Whenever we have a problem finding something I tell my husband when I clean up, I will find it.  No matter how good a schedule I set up, sooner or later I am going to fall behind for one reason or another.  The secret is to catch up as soon as possible, even if it is in baby steps of a few minutes here and there. 

It really is true that when I clean up I find items we haven’t been able to find, as well as items we didn’t know we were missing.  An organizing book I was recently reading (at Barnes and Nobles - there you have me - one way to keep from having more of a mess is that I read organizing books at B&N and do not buy them and bring them home) talked about finding lots of cash in sofas - hundreds of dollars in some cases.  This greatly confused me as I have never found any cash in any sofa or chair.
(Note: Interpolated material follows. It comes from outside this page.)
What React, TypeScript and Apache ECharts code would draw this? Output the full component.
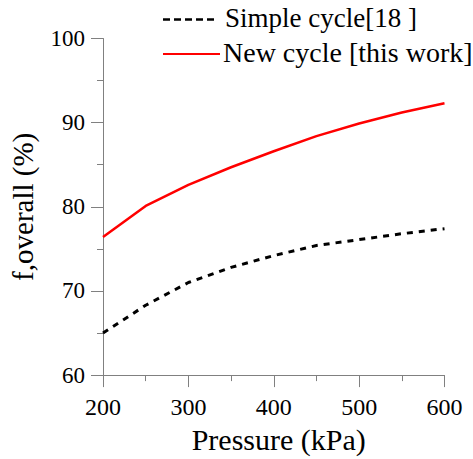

I could not imagine anyone losing money into a sofa or chair and not realizing it.

No, I did not find cash in the sofa.  Tonight I was talking to my mom on my cell phone.  I try to call her when I can - our lives do not sync she is a morning person and I am a night person - and have found Wednesday evening a good time to call - I don’t like what husband is watching on TV and she is still awake and not watching anything.  (I learned a couple of years never to call when “Downton Abbey” was on any channel in any form or any show about it as she loved the show.) 

I also never keep change in my pockets - it weights them down.  Today I had lunch out alone and had the coins I received in change in my pocket and had not yet tossed it into the change keeper upstairs (periodically we bring the change to the credit union and change it into “real” money).  As our 2 hour conversation was winding down (mom talks like I do and I talk like I write) I felt the coins slipping out of my pocket - see, who could lose coins without knowing about it.

I slid my hand in between the cushions to get my change back and I felt something much larger and hard.  I pulled out a phone.  At first I thought it was the cordless phone from the house as it was about that shape and black like the one we have.  I was going to walk it into the kitchen - perhaps mom or one of my sisters called me on our landline and I had sat on the sofa to talk to her and left the phone and it fell into the crack?

I looked at the phone again and it was an older Nokia cell phone.  It did not ring a bell.  I had a Nokia but it was not this big.  I set it aside and pulled the coins out of the sofa - hey, 31 cents is nothing to sneeze at.

When I was done talking to mom I walked into the kitchen and handed the old cell phone to my husband.  He looked at me, I shrugged.  He did not recognize the phone either.  He thought it was my oldest one.  I told him that mine was much smaller - it fit in the front pocket of my jeans as all my cell phones have.  I then had a flip phone of unremembered make, and then a Razr, followed by my beloved Palm Centro and now my Blackberry.  Not my phone.

He kept looking at it and trying to remember.  Perhaps it was his first cell phone from work?  He had the case he made for it in a drawer in our studio (we keep charging cords and other cell phone related items in this drawer) - but the case was much too small for the phone.  His second cell phone from work was turned in when he left and then he also had the Razr followed by the Centro and since then, being a normal person as opposed to me, an Android.

So we have this strange cell phone.  We have no idea where it came from.  Could someone have been visiting back when the phone was new and we still had never thought we would ever have bedbugs and we still had people in the house?  I guess it is possible.  But then wouldn’t the person have called and tried to track down their missing phone when they realized it was missing? 

I just did a quick search of Nokia phones online (amazing how one can waste time when one is curious about something - not exactly a “ripping good” mystery, but it is a mystery).  I now know that it is a Nokia 918 and came out in 1997 - almost 20 years ago.  I hope it has not been in the sofa that long.  

So where did it come from? Here’s a thought - I think 1997 is before we bought the sofa - or just around when we did.  Maybe it has been there all along and was left by someone from the company we bought it from?

Well, of course it could be left later than 1997 as that is when it came out and it could be any time after then.  Perhaps one of the few children we have had in our house sometime after 1997 was playing with mom or dad’s old phone and left it?  We did have meetings for a craft guild we belonged to in the 1990's and some meetings were in the living room - maybe one of them?  I am pretty sure this is a mystery which will not be solved.
   
I guess if I had thought to check between the cushions of the sofa years ago, we would have a better idea.

Have you ever had a mystery item such as this?